La impronta de Érice era
claramente medieval, como comprobamos a lo largo de toda nuestra visita. El
primer ejemplo se encontraba subiendo por corso
Vittorio Emanuelle y girando a la izquierda a los pocos metros. Allí se alzaba
la Chiesa Madre, la iglesia principal, con sus trazas góticas, algo poco
habitual en Sicilia, y su campanario que fue torre defensiva de los aragoneses.
El interior estaba remodelado en estilo neogótico del siglo XIX. Entramos al
templo y nos gustó.
Continuamos por la agradable
Vittorio Emanuelle con sus vistosos caserones de impactantes balcones.
Abundaban los restaurantes y las tiendas. El turismo había transformado la
calle. Quizá, por ello, era aconsejable perderse por las callejuelas
secundarias donde era más fácil la soledad y el silencio o las escenas
cotidianas.
Pasado el monasterio de San
Salvatore se abría la plaza Umberto I con el ayuntamiento y un amplio surtido
de terrazas. Nos sentamos en una de ellas, a la sombra, pedimos unas cervezas y
comimos unos paninos. Disfrutamos del
espectáculo del trasiego de los turistas.

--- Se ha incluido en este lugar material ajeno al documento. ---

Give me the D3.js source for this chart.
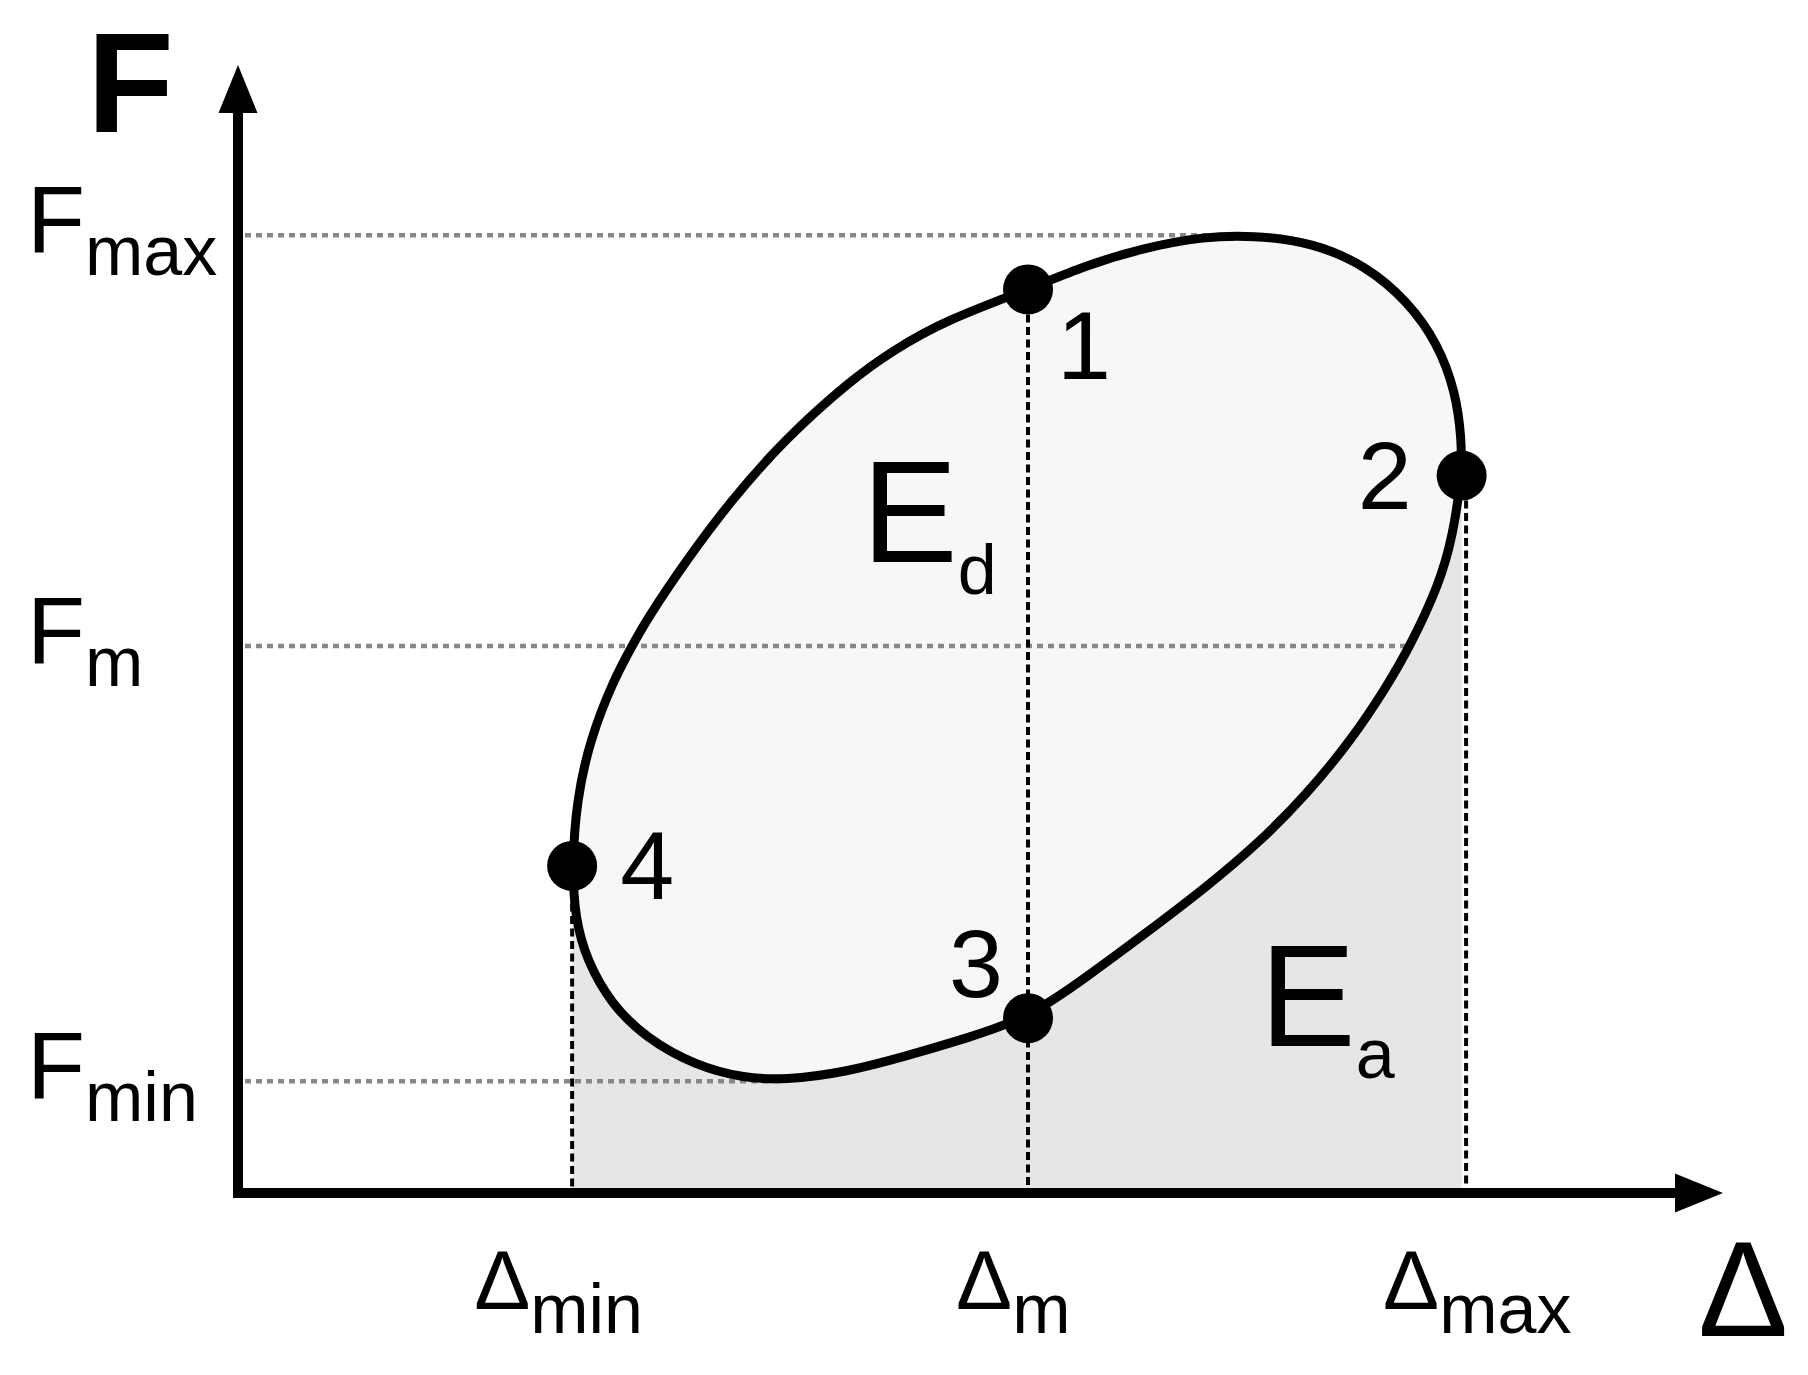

Sin duda, uno de los grandes
atractivos de Érice son sus vistas sobre toda la contornada. Por eso, dicen que
funcionaba como una especie de faro para los barcos que pasaban por la costa.
Desde allí eran visibles las salinas de Trápani, la salvajada de sus nuevas
construcciones, las islas Egades, el llano bien cultivado, la bahía que
terminaba en del monte Cófano. Uno de esos miradores privilegiados se abría
junto a la iglesia de San Juan Bautista, que parecía ocultarse tras los árboles.
Contunuamos hasta el castillo de
Venere, construido por los normandos en el siglo XIII sobre el santuario de
Venus. Imponía esa fortaleza, más completa de lo que se podría deducir por las
explicaciones de la guía. A su sombra, se alzaba la torreta Pépoli erigida por
el conde del mismo nombre en el siglo XIX, un capricho un tanto extravagante
que en algún lugar calificaban como “amanerada construcción de vago estilo
morisco”. Paseamos por los jardines del Balio, que estaban junto al castillo.
Completada esa primera fase nos
consagramos al consejo de las calles secundarias, estrechas por motivos
defensivos y, también, para combatir el viento que, en ocasiones, podía ser
sumamente incómodo, según decían. En estas calles jugaban los niños, los
vecinos se instalaban a charlar, el empedrado brillaba, las plantas y las
flores se balanceaban. Se podía buscar alguna de las iglesias de interiores
claros, algún hotel tranquilo, un rincón acogedor.